Soon after the outbreak of the American Civil War, on July 16, 1861, Sweet joined the 6th Wisconsin Volunteer Infantry Regiment of the Union Army and was given the rank of major. On September 17, 1861, he was promoted to lieutenant colonel. On September 5, 1862, Sweet was promoted to colonel and given command of the 21st Wisconsin Volunteer Infantry Regiment. During the Battle of Perryville, in Kentucky, despite being sick from malaria, he led his men in combat until he was seriously wounded in his right arm. The wound ultimately left Sweet paralyzed in that arm for the rest of his life. Sweet resigned his commission on September 8, 1863.
On September 25, 1863, Sweet was appointed a colonel in the Veteran Reserve Corps and assigned to the garrison at the Union Army prisoner-of-war camp for Confederate States Army soldiers at Camp Douglas, Chicago, Illinois. Following recuperation from his injury, Sweet was given command of Camp Douglas after Brigadier General William W. Orme resigned on May 2, 1864. At Camp Douglas, Sweet oversaw what some observers have called the unnecessarily harsh and cruel treatment of Confederate prisoners, but which other observers have seen as no less so than Confederate treatment of Union prisoners.

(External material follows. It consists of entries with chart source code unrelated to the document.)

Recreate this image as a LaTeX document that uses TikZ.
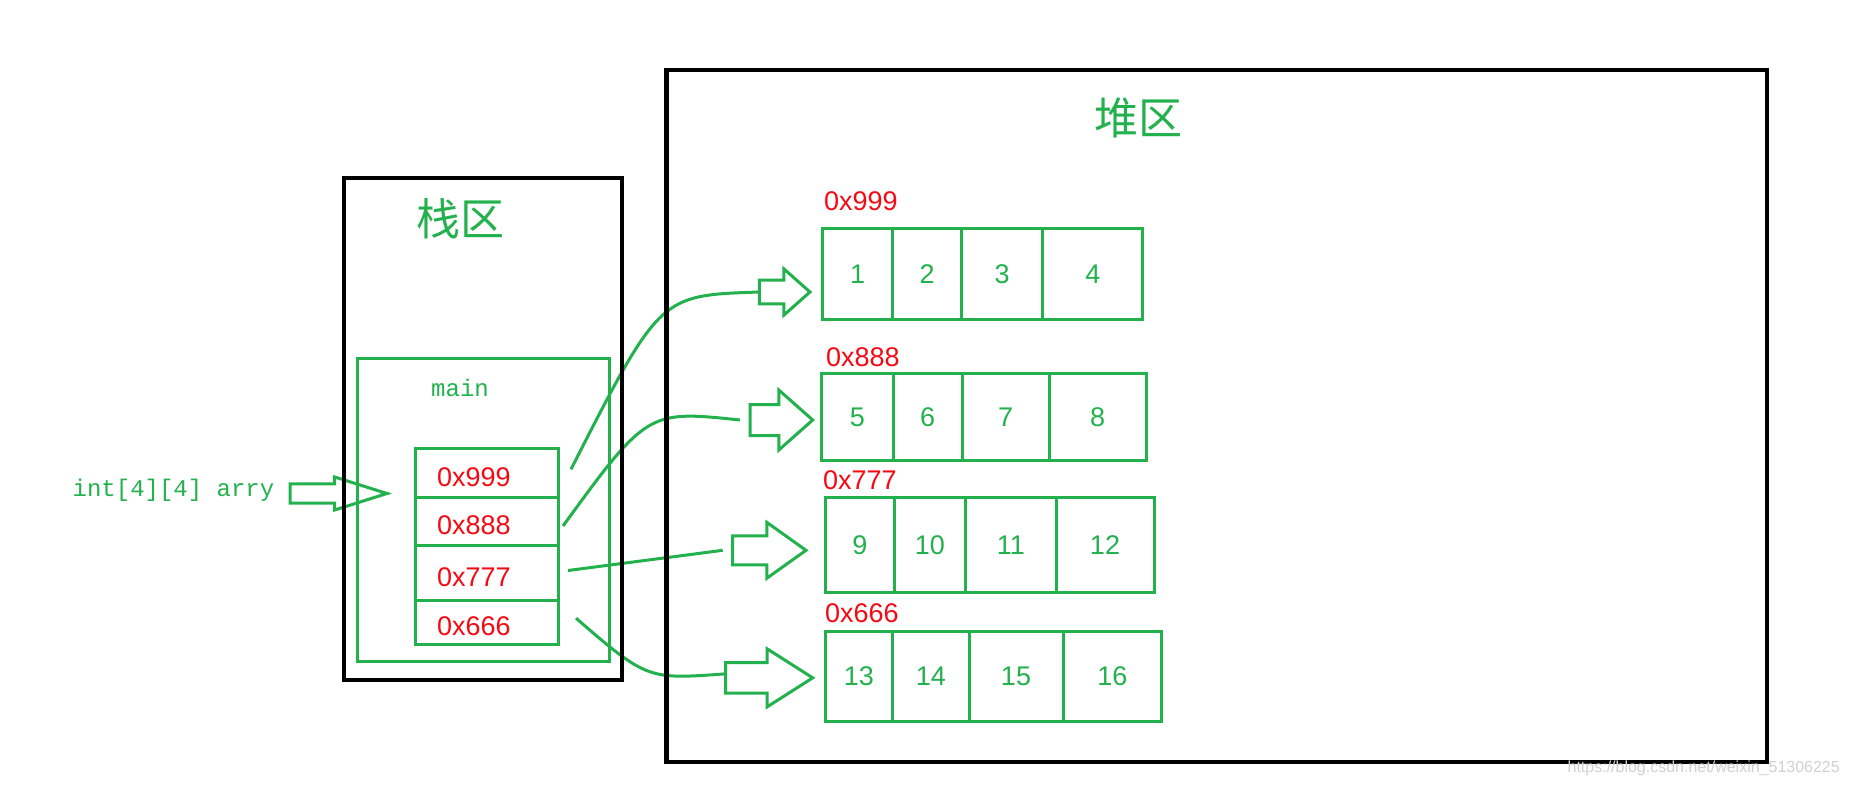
\documentclass[tikz,border=0pt]{standalone}
\usepackage{fontspec}
\setmainfont{Liberation Sans}
\setmonofont{Liberation Mono}
\newfontfamily\cjk{Noto Sans CJK SC}
\usepackage{tikz}
\usetikzlibrary{shapes, arrows}
\usetikzlibrary{positioning}
\definecolor{pgreen}{RGB}{34,177,76}
\definecolor{pred}{RGB}{245,10,20}
\tikzstyle{area} = [rectangle, draw = black, line width = 4.6, inner sep = 0,
  outer sep = 0, anchor = north west]
\tikzstyle{mainbox} = [rectangle, draw = pgreen, line width = 3, inner sep = 0,
  outer sep = 0, anchor = north west]
\tikzstyle{slot} = [
  rectangle, draw = pgreen, line width = 3,
  minimum width = 143, text width = 99, inner xsep = 22, inner ysep = 0,
  outer sep = 0, align = left, text height = 27, text depth = 0,
  text = pred, font = \fontsize{27}{32}\selectfont
]
\tikzstyle{memcell} = [rectangle, draw = pgreen, line width = 3, inner sep = 0,
  outer sep = 0, text = pgreen, font = \fontsize{27}{32}\selectfont]
\tikzstyle{addr} = [inner sep = 0, anchor = west, text = pred,
  font = \fontsize{27}{32}\selectfont]
\tikzstyle{title} = [inner sep = 0, text = pgreen, font = \cjk\fontsize{44}{50}\selectfont]
\tikzstyle{code} = [inner sep = 0, text = pgreen, font = \ttfamily\fontsize{24}{28}\selectfont]
\tikzstyle{fat} = [
  single arrow, draw = pgreen, line width = 3,
  inner sep = 0, outer sep = 0, single arrow head indent = 0, anchor = tail
]
\tikzstyle{link} = [draw = pgreen, line width = 3]

\begin{document}
\begin{tikzpicture}[x = 1pt, y = -1pt, node distance = 0]
      \fill [white] (0, 0) rectangle (1850, 787);
      \useasboundingbox (0, 0) rectangle (1850, 787);

      % stack side
      \node [title] (stack-title) at (460, 219) {栈区};
      \node [mainbox, minimum width = 252, minimum height = 303] (frame-main) at (357, 358) {};
      \node [code] (main-label) at (460, 388) {main};
      \node [slot, minimum height = 48.5, anchor = north west] (slot-1) at (415, 448.5) {0x999};
      \node [slot, minimum height = 48, below = 0pt of slot-1] (slot-2) {0x888};
      \node [slot, minimum height = 55, below = 0pt of slot-2] (slot-3) {0x777};
      \node [slot, minimum height = 44.3, below = 0pt of slot-3] (slot-4) {0x666};
      \node [code] (arry) at (173.5, 490) {int[4][4] arry};
      \node [fat, minimum height = 97, inner ysep = 8.2, single arrow head extend = 6.8,
        single arrow tip angle = 35] (fat-0) at (290, 493.5) {};

      % heap side
      \node [title] (heap-title) at (1138, 118) {堆区};
      % 0x999
      \node [addr] (addr-1) at (824, 201) {0x999};
      \node [memcell, minimum width = 70, minimum height = 90.6, anchor = north west] (cell-1-a) at (822.6, 228.8) {1};
      \node [memcell, minimum width = 68.9, minimum height = 90.6, right = 0pt of cell-1-a] (cell-1-b) {2};
      \node [memcell, minimum width = 81.2, minimum height = 90.6, right = 0pt of cell-1-b] (cell-1-c) {3};
      \node [memcell, minimum width = 100.1, minimum height = 90.6, right = 0pt of cell-1-c] (cell-1-d) {4};
      % 0x888
      \node [addr] (addr-2) at (826, 357) {0x888};
      \node [memcell, minimum width = 71.5, minimum height = 87.8, anchor = north west] (cell-2-a) at (821.5, 373) {5};
      \node [memcell, minimum width = 69, minimum height = 87.8, right = 0pt of cell-2-a] (cell-2-b) {6};
      \node [memcell, minimum width = 87, minimum height = 87.8, right = 0pt of cell-2-b] (cell-2-c) {7};
      \node [memcell, minimum width = 97, minimum height = 87.8, right = 0pt of cell-2-c] (cell-2-d) {8};
      % 0x777
      \node [addr] (addr-3) at (823, 480.5) {0x777};
      \node [memcell, minimum width = 68.3, minimum height = 95.5, anchor = north west] (cell-3-a) at (825.7, 497) {9};
      \node [memcell, minimum width = 71.7, minimum height = 95.5, right = 0pt of cell-3-a] (cell-3-b) {10};
      \node [memcell, minimum width = 90.3, minimum height = 95.5, right = 0pt of cell-3-b] (cell-3-c) {11};
      \node [memcell, minimum width = 98, minimum height = 95.5, right = 0pt of cell-3-c] (cell-3-d) {12};
      % 0x666
      \node [addr] (addr-4) at (825, 613) {0x666};
      \node [memcell, minimum width = 67.6, minimum height = 90, anchor = north west] (cell-4-a) at (825, 631) {13};
      \node [memcell, minimum width = 76.4, minimum height = 90, right = 0pt of cell-4-a] (cell-4-b) {14};
      \node [memcell, minimum width = 94, minimum height = 90, right = 0pt of cell-4-b] (cell-4-c) {15};
      \node [memcell, minimum width = 98.7, minimum height = 90, right = 0pt of cell-4-c] (cell-4-d) {16};

      % fat arrows in front of the rows
      \node [fat, minimum height = 50.7, inner ysep = 10.3, single arrow head extend = 11.35,
        single arrow tip angle = 83] (fat-1) at (759.3, 292) {};
      \node [fat, minimum height = 62.7, inner ysep = 14, single arrow head extend = 14.35,
        single arrow tip angle = 83] (fat-2) at (750, 420) {};
      \node [fat, minimum height = 73.3, inner ysep = 13, single arrow head extend = 13.35,
        single arrow tip angle = 71] (fat-3) at (732.7, 550.3) {};
      \node [fat, minimum height = 87, inner ysep = 13.85, single arrow head extend = 13.65,
        single arrow tip angle = 65] (fat-4) at (725.7, 677.85) {};

      \draw [link] ([xshift = 13, yshift = 3.5]slot-1.east) to [out = 63, in = 182,
        out distance = 197, in distance = 99] (fat-1.tail);
      \draw [link] ([xshift = 5, yshift = -5]slot-2.east) to [out = 54, in = 174,
        out distance = 143, in distance = 92] ([xshift = -10]fat-2.tail);
      \draw [link] ([xshift = 10, yshift = 2]slot-3.east) -- ([xshift = -10]fat-3.tail);
      \draw [link] ([xshift = 18, yshift = 4]slot-4.east) to [out = -41, in = 184,
        out distance = 95, in distance = 77] ([yshift = 4]fat-4.tail);

      % the two areas go on top
      \node [area, minimum width = 278, minimum height = 502] (stack) at (344, 178) {};
      \node [area, minimum width = 1100.4, minimum height = 692] (heap) at (666.6, 70) {};

      \node [inner sep = 0, anchor = east, text = black!18, font = \fontsize{16}{18}\selectfont]
        (mark) at (1840, 768) {https://blog.csdn.net/weixin\_51306225};
    \end{tikzpicture}
\end{document}
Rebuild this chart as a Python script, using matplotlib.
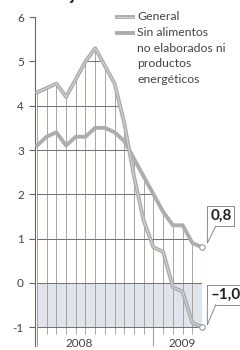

This notwithstanding, Sweet would soon be lauded for "discovering" and "thwarting" a bogus plot by spies for the Confederacy to liberate Confederate prisoners of war and attack Chicago on the eve of the 1864 United States presidential election. Sweet's efforts to prevent the conspirators from achieving their objective earned him the thanks of the United States Department of War. On December 12, 1864, President Lincoln awarded Sweet the rank of brevet brigadier general of volunteers to rank from December 20, 1864, and the U.S. Senate confirmed the award on February 14, 1865.
Sweet resigned from the army on September 19, 1865. He died from a sudden illness in 1874.